John Twisleton enjoys a well-written contribution to Christian spirituality which takes the outward phenomena of the Holy Land as the foundations for its probing and challenging meditations

HOLY LAND?

Challenging Questions from the Biblical Landscape Andrew Mayes

SPCK, 141pp, pbk

978-0281064663, £9.99

Just as sacraments engage Christians with Christ via sanctioned materials, so engagement with the terrain of the Holy Land has power to speak to faith and build it up. There is a qualification though, as any pilgrim swiftly discovers, in the unseemly rivalry of religion found there alongside age-old Christian devotion. Andrew Mayes’ book title Holy Land? captures this tension and the book itself draws from the author’s experience of it, through time spent as Director of St George’s College, Jerusalem, as well as his knowledge of Christian spirituality from both historical study and his own experience as a parish priest.

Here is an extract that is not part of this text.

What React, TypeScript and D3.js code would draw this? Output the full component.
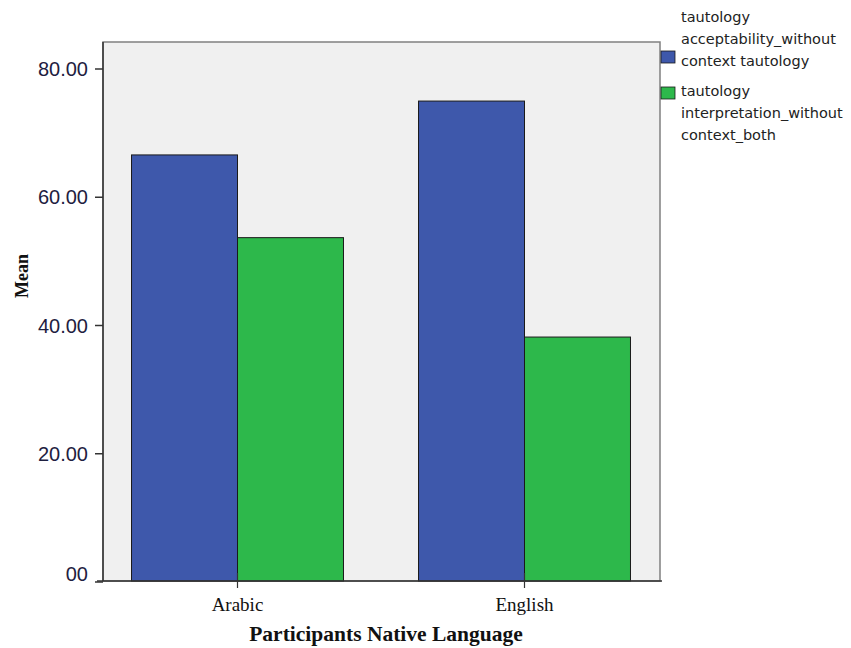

Fr Mayes provides meditations on the land – caves, mountains, lakes, deserts, etc. – and Jerusalem itself as he ‘unlocks holy sparks amid the world’s brokenness’ aiding actual or spiritual pilgrims. It is a well-written book, helpfully structured, with some excellent word pictures of Lake Galilee, the Judean desert, and so on. In dealing with the interfaith tensions the author is just and creative. In his reflections on walls he treats the protective sixteenth-century wall of Suleiman, the Wailing Wall and the contemporary separation barrier before elucidating how walls have been chipped away in the Holy Land historically, as by St Francis, leading into a spiritual challenge to face things that stop us becoming the people God wants us to be.

Experience of dark places in the light of Christ is drawn in as the author treats the caves of Moses, Elijah, Bethlehem and Jesus’ resurrection. A recurring theme is the challenge to look below the surface both in viewing the land around

us and in our own soul. It is significant that St Peter’s invitation to ‘put out into the deep’ (Luke 5.4) is given at the sea side, challenging us to leave behind the security symbolized by land for the uncharted waters associated with deeper discipleship.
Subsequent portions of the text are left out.